Raw data
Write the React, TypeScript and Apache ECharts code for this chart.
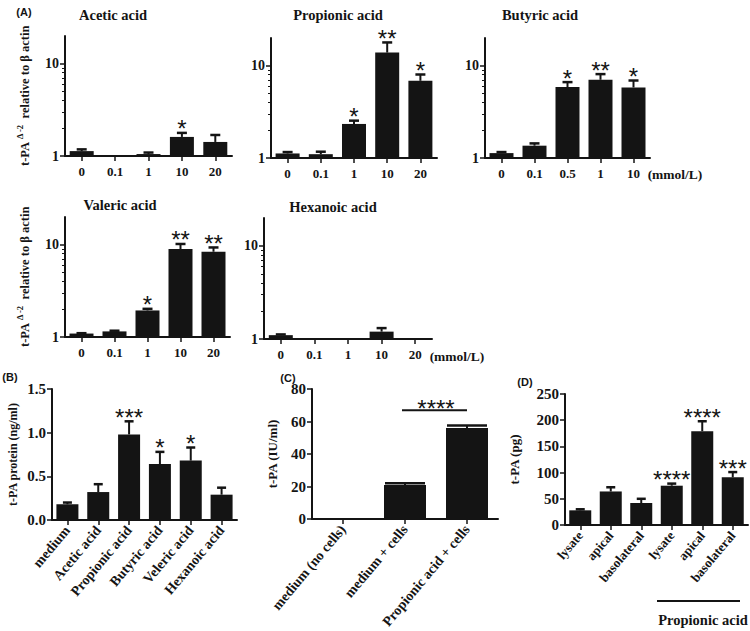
import React, { useEffect, useRef } from 'react';
import * as echarts from 'echarts';

// ---------- DATA ----------
const doseCategories = ['0', '0.1', '1', '10', '20'];
const butyricDoseCategories = ['0', '0.1', '0.5', '1', '10'];
const majorLogTicks = [1, 10];
const minorLogTicks = [2, 3, 4, 5, 6, 7, 8, 9];

const aceticMeans = [1.13, 1, 1.05, 1.61, 1.42];
const aceticUpper = [1.18, null, 1.09, 1.78, 1.69];
const aceticStars = ['', '', '', '*', ''];

const propionicMeans = [1.12, 1.1, 2.34, 13.9, 6.87];
const propionicUpper = [1.16, 1.17, 2.54, 17.9, 8.04];
const propionicStars = ['', '', '*', '**', '*'];

const butyricMeans = [1.13, 1.36, 5.87, 7.05, 5.82];
const butyricUpper = [1.16, 1.44, 6.65, 8.12, 6.92];
const butyricStars = ['', '', '*', '**', '*'];

const valericMeans = [1.09, 1.15, 1.94, 9.0, 8.4];
const valericUpper = [1.1, 1.17, 2.02, 10.2, 9.35];
const valericStars = ['', '', '*', '**', '**'];

const hexanoicMeans = [1.1, 1, 1, 1.2, 1];
const hexanoicUpper = [1.12, null, null, 1.31, null];
const hexanoicStars = ['', '', '', '', ''];

const proteinCategories = ['medium', 'Acetic acid', 'Propionic acid', 'Butyric acid', 'Veleric acid', 'Hexanoic acid'];
const proteinMeans = [0.18, 0.32, 0.98, 0.64, 0.68, 0.29];
const proteinUpper = [0.2, 0.41, 1.13, 0.78, 0.83, 0.37];
const proteinStars = ['', '', '***', '*', '*', ''];

const activityCategories = ['medium (no cells)', 'medium + cells', 'Propionic acid + cells'];
const activityMeans = [0, 21, 56];
const activityUpper = [null, 22, 57.5];
const activityStars = ['', '', ''];
const activitySigFrom = 1;
const activitySigTo = 2;
const activitySigLevel = 67;
const activitySigStars = '****';

const transwellCategories = ['lysate', 'apical', 'basolateral', 'lysate', 'apical', 'basolateral'];
const transwellMeans = [28, 64, 42, 75, 179, 91];
const transwellUpper = [30, 72, 50, 79, 198, 101];
const transwellStars = ['', '', '', '****', '****', '***'];

const panelTitles = ['Acetic acid', 'Propionic acid', 'Butyric acid', 'Valeric acid', 'Hexanoic acid'];
const panelLetters = ['(A)', '(B)', '(C)', '(D)'];
const doseUnit = '(mmol/L)';
const groupLabel = 'Propionic acid';

// ---------- STYLE ----------
const SERIF = "'Liberation Serif', 'Times New Roman', serif";
const SANS = "'Liberation Sans', Arial, sans-serif";
const INK = '#141414';
const STAR_SIZE = 24;

function catAxis(gridIndex: number, data: string[], fontSize: number, rotate: number, margin: number) {
  return {
    type: 'category',
    gridIndex,
    data,
    axisLine: { show: true, onZero: false, lineStyle: { color: INK, width: 2 } },
    axisTick: { show: true, alignWithLabel: true, length: 5, lineStyle: { color: INK, width: 1.5 } },
    axisLabel: {
      interval: 0,
      color: INK,
      fontFamily: SERIF,
      fontWeight: 'bold',
      fontSize,
      rotate,
      margin,
    },
    splitLine: { show: false },
  };
}

function errorSeries(
  xAxisIndex: number,
  yAxisIndex: number,
  means: number[],
  upper: (number | null)[],
  stars: string[],
  capW: number,
) {
  const data = means.map((m, i) => [i, m, upper[i] == null ? m : (upper[i] as number)]);
  return {
    type: 'custom',
    xAxisIndex,
    yAxisIndex,
    z: 5,
    silent: true,
    data,
    encode: { x: 0, y: [1, 2] },
    renderItem: (params: any, api: any) => {
      const idx = params.dataIndex;
      const i = api.value(0);
      const m = api.value(1);
      const u = api.value(2);
      const b = api.coord([i, m]);
      const t = api.coord([i, u]);
      const children: any[] = [];
      if (upper[idx] != null && u > m) {
        children.push({
          type: 'line',
          shape: { x1: b[0], y1: b[1], x2: t[0], y2: t[1] },
          style: { stroke: INK, lineWidth: 2 },
        });
        children.push({
          type: 'line',
          shape: { x1: t[0] - capW / 2, y1: t[1], x2: t[0] + capW / 2, y2: t[1] },
          style: { stroke: INK, lineWidth: 2.5 },
        });
      }
      if (stars[idx]) {
        children.push({
          type: 'text',
          style: {
            text: stars[idx],
            x: t[0],
            y: t[1] - 4,
            align: 'center',
            verticalAlign: 'middle',
            fontSize: STAR_SIZE,
            fontFamily: SANS,
            fill: INK,
          },
        });
      }
      return { type: 'group', children };
    },
  };
}

export default function App() {
  const ref = useRef<HTMLDivElement>(null);

  useEffect(() => {
    if (!ref.current) return;
    const chart = echarts.init(ref.current, null, { renderer: 'svg' });

    const far = { left: -5000, right: -5000, top: -5000, bottom: -5000 };
    const grids = [
      { left: 65, top: 36, width: 167, height: 120 },
      { left: 271, top: 38, width: 166, height: 120 },
      { left: 485, top: 38, width: 165, height: 120 },
      { left: 65, top: 217, width: 165, height: 120 },
      { left: 264, top: 218, width: 168, height: 121 },
      { left: 52, top: 389, width: 185, height: 131, outerBoundsMode: 'none' },
      { left: 312, top: 389, width: 186, height: 130, outerBounds: far },
      { left: 565, top: 394, right: 2, bottom: 106 },
    ];

    const logPanels = [
      { cats: doseCategories, means: aceticMeans, upper: aceticUpper, stars: aceticStars, named: true },
      { cats: doseCategories, means: propionicMeans, upper: propionicUpper, stars: propionicStars, named: false },
      { cats: butyricDoseCategories, means: butyricMeans, upper: butyricUpper, stars: butyricStars, named: false },
      { cats: doseCategories, means: valericMeans, upper: valericUpper, stars: valericStars, named: true },
      { cats: doseCategories, means: hexanoicMeans, upper: hexanoicUpper, stars: hexanoicStars, named: false },
    ];

    const xAxes: any[] = [];
    const yAxes: any[] = [];
    const series: any[] = [];

    const yLabelStyle = (fontSize: number, margin: number) => ({
      color: INK,
      fontFamily: SERIF,
      fontWeight: 'bold',
      fontSize,
      margin,
    });

    logPanels.forEach((p, g) => {
      xAxes.push(catAxis(g, p.cats, 13, 0, 9));
      const yMain = yAxes.length;
      yAxes.push({
        type: 'log',
        logBase: 10,
        gridIndex: g,
        position: 'left',
        min: 1,
        max: 20,
        axisLine: { show: true, lineStyle: { color: INK, width: 2 } },
        axisTick: { show: true, length: 5, customValues: majorLogTicks, lineStyle: { color: INK, width: 1.5 } },
        axisLabel: { ...yLabelStyle(14, 6), customValues: majorLogTicks },
        splitLine: { show: false },
        ...(p.named
          ? {
              name: '{m|t-PA }{s|Δ -2}{m|  relative to β actin}',
              nameLocation: 'middle',
              nameGap: 30,
              nameTextStyle: {
                rich: {
                  m: { fontFamily: SERIF, fontWeight: 'bold', fontSize: 12.5, color: INK, lineHeight: 20 },
                  s: { fontFamily: SERIF, fontWeight: 'bold', fontSize: 8.5, color: INK, lineHeight: 10, verticalAlign: 'top' },
                },
              },
            }
          : {}),
      });
      yAxes.push({
        type: 'log',
        logBase: 10,
        gridIndex: g,
        position: 'left',
        min: 1,
        max: 20,
        axisLine: { show: false },
        axisLabel: { show: false },
        splitLine: { show: false },
        axisTick: { show: true, length: 3, customValues: minorLogTicks, lineStyle: { color: INK, width: 1 } },
      });
      series.push({
        type: 'bar',
        xAxisIndex: g,
        yAxisIndex: yMain,
        data: p.means,
        barWidth: 24,
        itemStyle: { color: INK },
        silent: true,
      });
      series.push(errorSeries(g, yMain, p.means, p.upper, p.stars, 10));
    });

    // Panel B
    xAxes.push(catAxis(5, proteinCategories, 14, 50, 8));
    const yB = yAxes.length;
    yAxes.push({
      type: 'value',
      gridIndex: 5,
      min: 0,
      max: 1.5,
      interval: 0.5,
      axisLine: { show: true, lineStyle: { color: INK, width: 2 } },
      axisTick: { show: true, length: 5, lineStyle: { color: INK, width: 1.5 } },
      axisLabel: { ...yLabelStyle(15, 6), formatter: (v: number) => v.toFixed(1) },
      splitLine: { show: false },
      name: 't-PA protein (ng/ml)',
      nameLocation: 'middle',
      nameGap: 33,
      nameTextStyle: { fontFamily: SERIF, fontWeight: 'bold', fontSize: 12, color: INK },
    });
    series.push({ type: 'bar', xAxisIndex: 5, yAxisIndex: yB, data: proteinMeans, barWidth: 22, itemStyle: { color: INK }, silent: true });
    series.push(errorSeries(5, yB, proteinMeans, proteinUpper, proteinStars, 9));

    // Panel C
    xAxes.push(catAxis(6, activityCategories, 14, 50, 8));
    const yC = yAxes.length;
    yAxes.push({
      type: 'value',
      gridIndex: 6,
      min: 0,
      max: 80,
      interval: 20,
      axisLine: { show: true, lineStyle: { color: INK, width: 2 } },
      axisTick: { show: true, length: 5, lineStyle: { color: INK, width: 1.5 } },
      axisLabel: yLabelStyle(15, 6),
      splitLine: { show: false },
      name: 't-PA (IU/ml)',
      nameLocation: 'middle',
      nameGap: 33,
      nameTextStyle: { fontFamily: SERIF, fontWeight: 'bold', fontSize: 13, color: INK },
    });
    series.push({ type: 'bar', xAxisIndex: 6, yAxisIndex: yC, data: activityMeans, barWidth: 42, itemStyle: { color: INK }, silent: true });
    series.push(errorSeries(6, yC, activityMeans, activityUpper, activityStars, 40));
    series.push({
      type: 'custom',
      xAxisIndex: 6,
      yAxisIndex: yC,
      z: 5,
      silent: true,
      data: [[activitySigFrom, activitySigTo, activitySigLevel]],
      encode: { x: [0, 1], y: 2 },
      renderItem: (params: any, api: any) => {
        const a = api.coord([api.value(0), api.value(2)]);
        const b = api.coord([api.value(1), api.value(2)]);
        return {
          type: 'group',
          children: [
            { type: 'line', shape: { x1: a[0] - 3, y1: a[1], x2: b[0], y2: b[1] }, style: { stroke: INK, lineWidth: 2 } },
            {
              type: 'text',
              style: {
                text: activitySigStars,
                x: (a[0] + b[0]) / 2,
                y: a[1] - 2,
                align: 'center',
                verticalAlign: 'middle',
                fontSize: STAR_SIZE,
                fontFamily: SANS,
                fill: INK,
              },
            },
          ],
        };
      },
    });

    // Panel D
    xAxes.push(catAxis(7, transwellCategories, 13, 50, 8));
    const yD = yAxes.length;
    yAxes.push({
      type: 'value',
      gridIndex: 7,
      min: 0,
      max: 250,
      interval: 50,
      axisLine: { show: true, lineStyle: { color: INK, width: 2 } },
      axisTick: { show: true, length: 5, lineStyle: { color: INK, width: 1.5 } },
      axisLabel: yLabelStyle(15, 6),
      splitLine: { show: false },
      name: 't-PA (pg)',
      nameLocation: 'middle',
      nameGap: 44,
      nameTextStyle: { fontFamily: SERIF, fontWeight: 'bold', fontSize: 13, color: INK },
    });
    series.push({ type: 'bar', xAxisIndex: 7, yAxisIndex: yD, data: transwellMeans, barWidth: 22, itemStyle: { color: INK }, silent: true });
    series.push(errorSeries(7, yD, transwellMeans, transwellUpper, transwellStars, 9));

    const titlePos = [
      [113, 15],
      [338, 15],
      [540, 15],
      [120, 205],
      [333, 207],
    ];
    const letterPos = [
      [24, 12],
      [10, 377],
      [288, 378],
      [525, 382],
    ];

    const graphics: any[] = [];
    panelTitles.forEach((t, i) => {
      graphics.push({
        type: 'text',
        x: titlePos[i][0],
        y: titlePos[i][1],
        style: { text: t, align: 'center', verticalAlign: 'middle', fontFamily: SERIF, fontWeight: 'bold', fontSize: 14.5, fill: INK },
      });
    });
    panelLetters.forEach((t, i) => {
      graphics.push({
        type: 'text',
        x: letterPos[i][0],
        y: letterPos[i][1],
        style: { text: t, align: 'center', verticalAlign: 'middle', fontFamily: SANS, fontWeight: 'bold', fontSize: 11, fill: INK },
      });
    });
    [[675, 174], [457, 356]].forEach(([x, y]) => {
      graphics.push({
        type: 'text',
        x,
        y,
        style: { text: doseUnit, align: 'center', verticalAlign: 'middle', fontFamily: SERIF, fontWeight: 'bold', fontSize: 13.5, fill: INK },
      });
    });
    graphics.push({ type: 'line', shape: { x1: 657, y1: 601, x2: 740, y2: 601 }, style: { stroke: INK, lineWidth: 2 } });
    graphics.push({
      type: 'text',
      x: 703,
      y: 620,
      style: { text: groupLabel, align: 'center', verticalAlign: 'middle', fontFamily: SERIF, fontWeight: 'bold', fontSize: 14.5, fill: INK },
    });

    chart.setOption({
      animation: false,
      backgroundColor: '#ffffff',
      grid: grids,
      xAxis: xAxes,
      yAxis: yAxes,
      series,
      graphic: { elements: graphics },
    });

    return () => chart.dispose();
  }, []);

  return <div ref={ref} style={{ position: 'fixed', left: 0, top: 0, width: 750, height: 631 }} />;
}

Set problem
Pictures stay out. Repeat only the lines from the beginning of the data through the line that has "import * as echarts from 'echarts';".

Expected answer
Write the React, TypeScript and Apache ECharts code for this chart.
import React, { useEffect, useRef } from 'react';
import * as echarts from 'echarts';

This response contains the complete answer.